“In order to be effective, rangers need top quality equipment, training and resources, vital not only for their safety, their ability to protect wildlife, but also for their self-worth and the loyalty they feel to the difficult and dangerous task they are faced with.”– Keith Roberts, CEO of Conservation International.
Since 2003, more than 1,000 game rangers or eco-guards have been killed in the line of duty – protecting wildlife. These rangers are the boots on the ground risking their lives everyday in the war against poaching; operating in tough, dangerous conditions, and cover vast areas on foot each day.
AFEF is committed to helping provide boots on the ground to help rangers in their line of duty. It is vital that we help equip and train the eco-guards and rangers who protect the national parks and their elephants, and to work with the national parks agencies in Central Africa to ensure that the Congo Basin is the elephant haven it once was. We cannot do it without your help.
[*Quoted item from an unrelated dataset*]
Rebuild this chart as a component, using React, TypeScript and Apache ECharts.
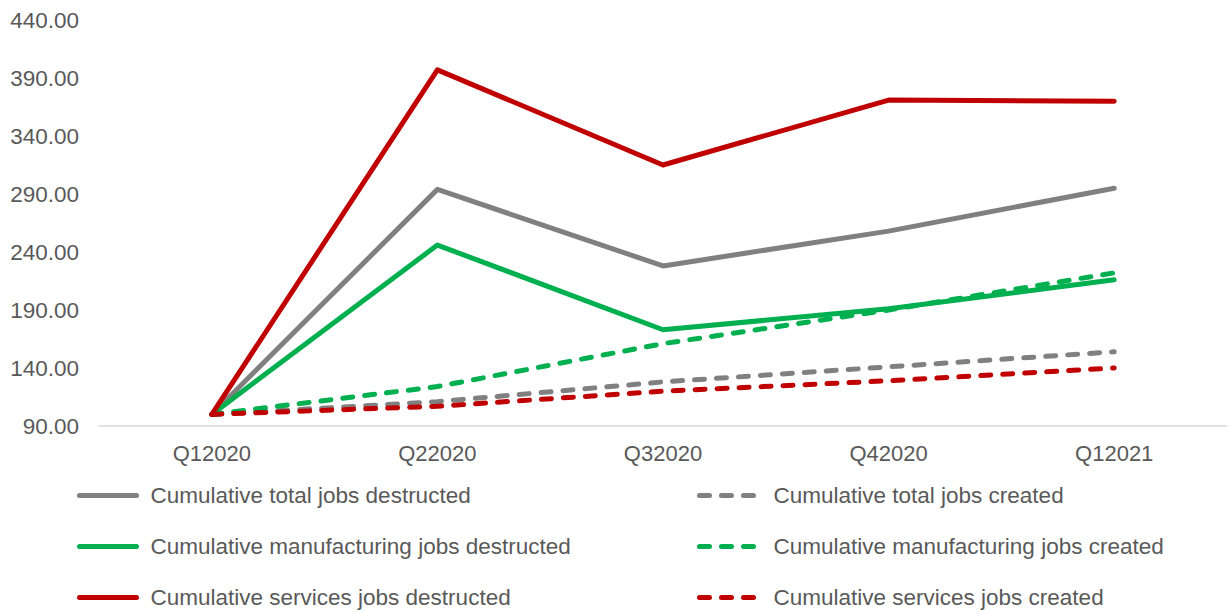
import React, { useEffect, useRef } from "react";
import * as echarts from "echarts";

const categories = ["Q12020", "Q22020", "Q32020", "Q42020", "Q12021"];

const totalDestructed = [100, 294, 228, 258, 295];
const totalCreated = [100, 111, 128, 141, 154];
const mfgDestructed = [100, 246, 173, 191, 216];
const mfgCreated = [100, 124, 161, 190, 222];
const servDestructed = [100, 397, 315, 371, 370];
const servCreated = [100, 107, 120, 129, 140];

const seriesNames = {
  totalDestructed: "Cumulative total jobs destructed",
  totalCreated: "Cumulative total jobs created",
  mfgDestructed: "Cumulative manufacturing jobs destructed",
  mfgCreated: "Cumulative manufacturing jobs created",
  servDestructed: "Cumulative services jobs destructed",
  servCreated: "Cumulative services jobs created",
};

const GREY = "#808080";
const GREEN = "#00B050";
const RED = "#C00000";
const TEXT = "#595959";
const FONT = "'Liberation Sans', Arial, sans-serif";

function lineSeries(name: string, data: number[], color: string, dashed: boolean) {
  return {
    name,
    type: "line",
    data,
    symbol: "none",
    showSymbol: false,
    color,
    lineStyle: {
      color,
      width: 5,
      type: dashed ? [10, 12] : "solid",
      cap: "round",
      join: "round",
    },
  };
}

export default function App() {
  const ref = useRef<HTMLDivElement>(null);

  useEffect(() => {
    if (!ref.current) return;
    const chart = echarts.init(ref.current, null, { renderer: "svg" });
    const legendBase = (left: number, pad: number, data: string[]) => ({
      orient: "vertical",
      left,
      top: 484,
      height: 128,
      padding: 0,
      itemWidth: 57,
      itemHeight: 22,
      itemGap: 28,
      data,
      itemStyle: { opacity: 0 },
      lineStyle: { width: 5, cap: "round" },
      textStyle: {
        color: TEXT,
        fontSize: 22.5,
        fontFamily: FONT,
        lineHeight: 22,
        padding: [0, 0, 0, pad],
      },
    });
    chart.setOption({
      animation: false,
      backgroundColor: "#ffffff",
      grid: { left: 99, right: 0, top: 20, bottom: 186, containLabel: false },
      xAxis: {
        type: "category",
        data: categories,
        boundaryGap: true,
        axisLine: { show: true, lineStyle: { color: "#D9D9D9", width: 1.5 } },
        axisTick: { show: false },
        axisLabel: { color: TEXT, fontSize: 22, fontFamily: FONT, margin: 16 },
        splitLine: { show: false },
      },
      yAxis: {
        type: "value",
        min: 90,
        max: 440,
        interval: 50,
        axisLine: { show: false },
        axisTick: { show: false },
        splitLine: { show: false },
        axisLabel: {
          color: TEXT,
          fontSize: 22.5,
          fontFamily: FONT,
          margin: 20,
          formatter: (v: number) => v.toFixed(2),
        },
      },
      legend: [
        legendBase(77, 9, [
          seriesNames.totalDestructed,
          seriesNames.mfgDestructed,
          seriesNames.servDestructed,
        ]),
        legendBase(697, 12, [
          seriesNames.totalCreated,
          seriesNames.mfgCreated,
          seriesNames.servCreated,
        ]),
      ],
      series: [
        lineSeries(seriesNames.totalDestructed, totalDestructed, GREY, false),
        lineSeries(seriesNames.totalCreated, totalCreated, GREY, true),
        lineSeries(seriesNames.mfgDestructed, mfgDestructed, GREEN, false),
        lineSeries(seriesNames.mfgCreated, mfgCreated, GREEN, true),
        lineSeries(seriesNames.servDestructed, servDestructed, RED, false),
        lineSeries(seriesNames.servCreated, servCreated, RED, true),
      ],
    });
    return () => chart.dispose();
  }, []);

  return (
    <div
      ref={ref}
      style={{ position: "fixed", left: 0, top: 0, width: 1227, height: 612, background: "#fff" }}
    />
  );
}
Donate now to help us put boots on the ground. All proceeds will go towards equipping 500 rangers with new boots and five pairs of durable socks. It doesn’t take a lot of money to buy a ranger some high quality boots and socks – yet it can make a huge difference.
Why is this important?
Many describe the Congo Basin as an an impenetrable paradise stretching as far as the eye can see seemingly uncorrupted by man. However the forest canopy is just a veil concealing the harsh reality that forest elephants are being slaughtered and their habitat being destroyed.
With a huge rise in ivory prices in the last two decades, driven by demand from China, the forest elephant populations of Central Africa have crashed. Poachers are taking advantage of the minimal infrastructure in this remote wilderness and consequently have almost unfettered access to many of the forests. The result was a sustained decade-long massacre in the most important haven for forest elephants in Africa. For example, between 2004 and 2012, Minkébé National Park in Gabon lost more than 11,000 elephants, representing a loss of 64% of the population in less than ten years. This devastating rate of decline, in the order of more than 1000 per year, is unsustainable and if this decline is not reversed forest elephants will be wiped out within the next decade.
However, the battle to save the forest elephants of Central Africa is not lost. We must rally around to ensure security in the rainforests to prevent poachers’ free reign over the most important forest elephant habitat on the continent.
“It doesn’t take a lot of money to buy a ranger eight pairs of socks. But if we can buy 2,000 pairs of socks and spread that across a couple national parks, it makes a huge difference. It doesn’t sound like a lot, but we spent a lot of time on the ground with the rangers, and we know from them that that’s what they want.” – Keith Roberts, CEO of Conservation International.